§ **WHAT TO PRODUCE**
Repeat the material verbatim and drop the pictures.

##############################

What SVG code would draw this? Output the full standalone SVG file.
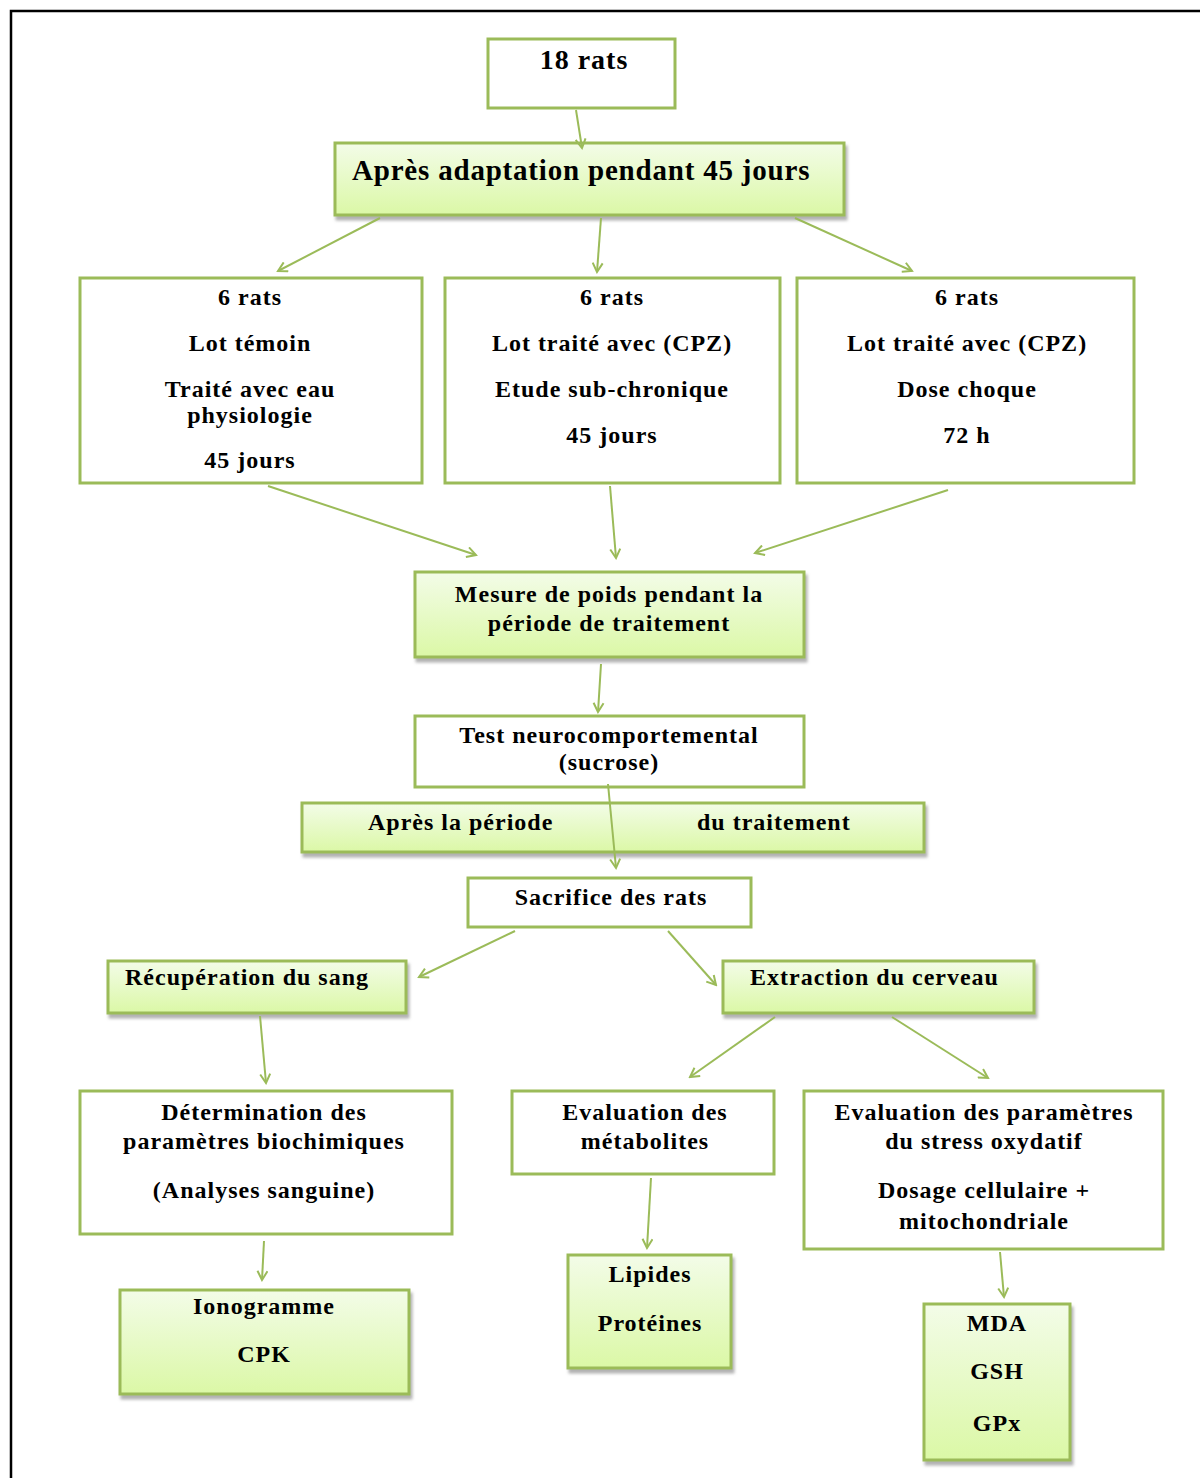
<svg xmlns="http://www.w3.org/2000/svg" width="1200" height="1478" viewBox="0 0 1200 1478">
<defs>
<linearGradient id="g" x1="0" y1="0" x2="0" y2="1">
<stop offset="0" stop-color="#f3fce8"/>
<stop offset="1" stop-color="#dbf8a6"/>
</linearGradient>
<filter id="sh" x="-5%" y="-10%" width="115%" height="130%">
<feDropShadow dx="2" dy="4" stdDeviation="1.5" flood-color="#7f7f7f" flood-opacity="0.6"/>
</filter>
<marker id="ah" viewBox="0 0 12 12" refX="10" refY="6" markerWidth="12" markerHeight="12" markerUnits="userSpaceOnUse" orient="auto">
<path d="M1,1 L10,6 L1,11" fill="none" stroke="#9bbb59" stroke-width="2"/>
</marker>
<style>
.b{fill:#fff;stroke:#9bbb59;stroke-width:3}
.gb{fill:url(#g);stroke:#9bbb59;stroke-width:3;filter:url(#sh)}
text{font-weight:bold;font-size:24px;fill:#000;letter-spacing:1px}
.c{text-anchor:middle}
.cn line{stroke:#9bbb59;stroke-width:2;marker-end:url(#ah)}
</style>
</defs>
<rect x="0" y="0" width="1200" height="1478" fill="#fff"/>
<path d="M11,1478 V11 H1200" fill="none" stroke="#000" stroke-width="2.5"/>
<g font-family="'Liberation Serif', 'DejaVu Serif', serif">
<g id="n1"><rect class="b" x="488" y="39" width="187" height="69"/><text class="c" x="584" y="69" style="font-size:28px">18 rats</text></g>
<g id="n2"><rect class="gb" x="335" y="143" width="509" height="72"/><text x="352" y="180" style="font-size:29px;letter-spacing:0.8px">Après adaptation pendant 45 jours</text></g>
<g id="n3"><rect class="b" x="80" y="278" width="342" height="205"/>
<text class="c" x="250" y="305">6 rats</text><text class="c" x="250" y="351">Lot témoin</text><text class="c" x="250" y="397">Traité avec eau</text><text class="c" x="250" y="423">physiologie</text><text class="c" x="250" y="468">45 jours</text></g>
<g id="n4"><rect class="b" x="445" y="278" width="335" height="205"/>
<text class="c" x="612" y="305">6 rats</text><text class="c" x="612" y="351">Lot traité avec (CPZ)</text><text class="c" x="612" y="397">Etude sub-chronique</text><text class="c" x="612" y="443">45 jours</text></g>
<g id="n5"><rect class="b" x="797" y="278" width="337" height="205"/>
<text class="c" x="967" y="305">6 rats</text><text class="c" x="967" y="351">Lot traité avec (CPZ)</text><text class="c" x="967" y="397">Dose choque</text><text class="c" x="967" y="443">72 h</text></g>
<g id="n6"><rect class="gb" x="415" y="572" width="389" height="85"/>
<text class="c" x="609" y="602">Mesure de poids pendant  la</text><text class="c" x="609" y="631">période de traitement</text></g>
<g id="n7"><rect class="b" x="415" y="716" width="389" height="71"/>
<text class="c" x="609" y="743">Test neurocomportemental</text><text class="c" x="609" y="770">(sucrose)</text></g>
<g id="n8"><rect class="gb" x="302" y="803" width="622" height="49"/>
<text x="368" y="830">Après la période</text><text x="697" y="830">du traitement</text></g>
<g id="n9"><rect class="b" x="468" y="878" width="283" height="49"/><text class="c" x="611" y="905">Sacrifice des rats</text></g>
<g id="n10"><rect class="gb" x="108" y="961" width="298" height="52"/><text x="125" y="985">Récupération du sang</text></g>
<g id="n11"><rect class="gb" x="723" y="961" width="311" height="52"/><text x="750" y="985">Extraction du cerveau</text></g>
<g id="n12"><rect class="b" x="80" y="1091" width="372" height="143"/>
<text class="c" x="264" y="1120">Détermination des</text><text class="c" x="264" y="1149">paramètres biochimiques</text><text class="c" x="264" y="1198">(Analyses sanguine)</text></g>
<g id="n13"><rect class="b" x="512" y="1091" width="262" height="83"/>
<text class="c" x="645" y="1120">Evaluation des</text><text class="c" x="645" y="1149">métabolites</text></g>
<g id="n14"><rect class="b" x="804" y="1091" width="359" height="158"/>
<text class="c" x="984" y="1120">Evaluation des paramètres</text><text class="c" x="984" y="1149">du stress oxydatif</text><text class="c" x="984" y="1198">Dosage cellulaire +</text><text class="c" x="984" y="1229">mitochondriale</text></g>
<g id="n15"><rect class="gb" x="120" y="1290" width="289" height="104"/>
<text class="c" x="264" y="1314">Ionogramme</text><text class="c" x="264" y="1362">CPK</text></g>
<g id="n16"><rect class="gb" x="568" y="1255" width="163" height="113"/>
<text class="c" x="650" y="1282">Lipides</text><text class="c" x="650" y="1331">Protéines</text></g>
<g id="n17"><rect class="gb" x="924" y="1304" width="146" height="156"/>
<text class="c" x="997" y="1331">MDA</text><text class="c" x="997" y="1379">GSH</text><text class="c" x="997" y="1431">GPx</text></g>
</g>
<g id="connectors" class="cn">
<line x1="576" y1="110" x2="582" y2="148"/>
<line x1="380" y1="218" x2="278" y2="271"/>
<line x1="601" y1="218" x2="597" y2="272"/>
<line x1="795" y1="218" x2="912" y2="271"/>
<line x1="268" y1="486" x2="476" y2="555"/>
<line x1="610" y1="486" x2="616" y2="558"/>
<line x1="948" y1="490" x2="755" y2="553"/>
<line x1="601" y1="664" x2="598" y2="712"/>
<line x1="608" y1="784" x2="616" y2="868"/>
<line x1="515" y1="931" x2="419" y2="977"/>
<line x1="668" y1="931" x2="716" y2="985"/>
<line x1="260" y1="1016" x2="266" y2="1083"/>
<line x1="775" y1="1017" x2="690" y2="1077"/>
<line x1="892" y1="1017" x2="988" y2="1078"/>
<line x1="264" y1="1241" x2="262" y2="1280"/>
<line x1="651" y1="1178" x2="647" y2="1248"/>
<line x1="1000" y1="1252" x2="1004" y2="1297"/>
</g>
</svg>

##############################

§ **ANSWER TO THE PROBLEM**
What SVG code would draw this? Output the full standalone SVG file.
<svg xmlns="http://www.w3.org/2000/svg" width="1200" height="1478" viewBox="0 0 1200 1478">
<defs>
<linearGradient id="g" x1="0" y1="0" x2="0" y2="1">
<stop offset="0" stop-color="#f3fce8"/>
<stop offset="1" stop-color="#dbf8a6"/>
</linearGradient>
<filter id="sh" x="-5%" y="-10%" width="115%" height="130%">
<feDropShadow dx="2" dy="4" stdDeviation="1.5" flood-color="#7f7f7f" flood-opacity="0.6"/>
</filter>
<marker id="ah" viewBox="0 0 12 12" refX="10" refY="6" markerWidth="12" markerHeight="12" markerUnits="userSpaceOnUse" orient="auto">
<path d="M1,1 L10,6 L1,11" fill="none" stroke="#9bbb59" stroke-width="2"/>
</marker>
<style>
.b{fill:#fff;stroke:#9bbb59;stroke-width:3}
.gb{fill:url(#g);stroke:#9bbb59;stroke-width:3;filter:url(#sh)}
text{font-weight:bold;font-size:24px;fill:#000;letter-spacing:1px}
.c{text-anchor:middle}
.cn line{stroke:#9bbb59;stroke-width:2;marker-end:url(#ah)}
</style>
</defs>
<rect x="0" y="0" width="1200" height="1478" fill="#fff"/>
<path d="M11,1478 V11 H1200" fill="none" stroke="#000" stroke-width="2.5"/>
<g font-family="'Liberation Serif', 'DejaVu Serif', serif">
<g id="n1"><rect class="b" x="488" y="39" width="187" height="69"/><text class="c" x="584" y="69" style="font-size:28px">18 rats</text></g>
<g id="n2"><rect class="gb" x="335" y="143" width="509" height="72"/><text x="352" y="180" style="font-size:29px;letter-spacing:0.8px">Après adaptation pendant 45 jours</text></g>
<g id="n3"><rect class="b" x="80" y="278" width="342" height="205"/>
<text class="c" x="250" y="305">6 rats</text><text class="c" x="250" y="351">Lot témoin</text><text class="c" x="250" y="397">Traité avec eau</text><text class="c" x="250" y="423">physiologie</text><text class="c" x="250" y="468">45 jours</text></g>
<g id="n4"><rect class="b" x="445" y="278" width="335" height="205"/>
<text class="c" x="612" y="305">6 rats</text><text class="c" x="612" y="351">Lot traité avec (CPZ)</text><text class="c" x="612" y="397">Etude sub-chronique</text><text class="c" x="612" y="443">45 jours</text></g>
<g id="n5"><rect class="b" x="797" y="278" width="337" height="205"/>
<text class="c" x="967" y="305">6 rats</text><text class="c" x="967" y="351">Lot traité avec (CPZ)</text><text class="c" x="967" y="397">Dose choque</text><text class="c" x="967" y="443">72 h</text></g>
<g id="n6"><rect class="gb" x="415" y="572" width="389" height="85"/>
<text class="c" x="609" y="602">Mesure de poids pendant  la</text><text class="c" x="609" y="631">période de traitement</text></g>
<g id="n7"><rect class="b" x="415" y="716" width="389" height="71"/>
<text class="c" x="609" y="743">Test neurocomportemental</text><text class="c" x="609" y="770">(sucrose)</text></g>
<g id="n8"><rect class="gb" x="302" y="803" width="622" height="49"/>
<text x="368" y="830">Après la période</text><text x="697" y="830">du traitement</text></g>
<g id="n9"><rect class="b" x="468" y="878" width="283" height="49"/><text class="c" x="611" y="905">Sacrifice des rats</text></g>
<g id="n10"><rect class="gb" x="108" y="961" width="298" height="52"/><text x="125" y="985">Récupération du sang</text></g>
<g id="n11"><rect class="gb" x="723" y="961" width="311" height="52"/><text x="750" y="985">Extraction du cerveau</text></g>
<g id="n12"><rect class="b" x="80" y="1091" width="372" height="143"/>
<text class="c" x="264" y="1120">Détermination des</text><text class="c" x="264" y="1149">paramètres biochimiques</text><text class="c" x="264" y="1198">(Analyses sanguine)</text></g>
<g id="n13"><rect class="b" x="512" y="1091" width="262" height="83"/>
<text class="c" x="645" y="1120">Evaluation des</text><text class="c" x="645" y="1149">métabolites</text></g>
<g id="n14"><rect class="b" x="804" y="1091" width="359" height="158"/>
<text class="c" x="984" y="1120">Evaluation des paramètres</text><text class="c" x="984" y="1149">du stress oxydatif</text><text class="c" x="984" y="1198">Dosage cellulaire +</text><text class="c" x="984" y="1229">mitochondriale</text></g>
<g id="n15"><rect class="gb" x="120" y="1290" width="289" height="104"/>
<text class="c" x="264" y="1314">Ionogramme</text><text class="c" x="264" y="1362">CPK</text></g>
<g id="n16"><rect class="gb" x="568" y="1255" width="163" height="113"/>
<text class="c" x="650" y="1282">Lipides</text><text class="c" x="650" y="1331">Protéines</text></g>
<g id="n17"><rect class="gb" x="924" y="1304" width="146" height="156"/>
<text class="c" x="997" y="1331">MDA</text><text class="c" x="997" y="1379">GSH</text><text class="c" x="997" y="1431">GPx</text></g>
</g>
<g id="connectors" class="cn">
<line x1="576" y1="110" x2="582" y2="148"/>
<line x1="380" y1="218" x2="278" y2="271"/>
<line x1="601" y1="218" x2="597" y2="272"/>
<line x1="795" y1="218" x2="912" y2="271"/>
<line x1="268" y1="486" x2="476" y2="555"/>
<line x1="610" y1="486" x2="616" y2="558"/>
<line x1="948" y1="490" x2="755" y2="553"/>
<line x1="601" y1="664" x2="598" y2="712"/>
<line x1="608" y1="784" x2="616" y2="868"/>
<line x1="515" y1="931" x2="419" y2="977"/>
<line x1="668" y1="931" x2="716" y2="985"/>
<line x1="260" y1="1016" x2="266" y2="1083"/>
<line x1="775" y1="1017" x2="690" y2="1077"/>
<line x1="892" y1="1017" x2="988" y2="1078"/>
<line x1="264" y1="1241" x2="262" y2="1280"/>
<line x1="651" y1="1178" x2="647" y2="1248"/>
<line x1="1000" y1="1252" x2="1004" y2="1297"/>
</g>
</svg>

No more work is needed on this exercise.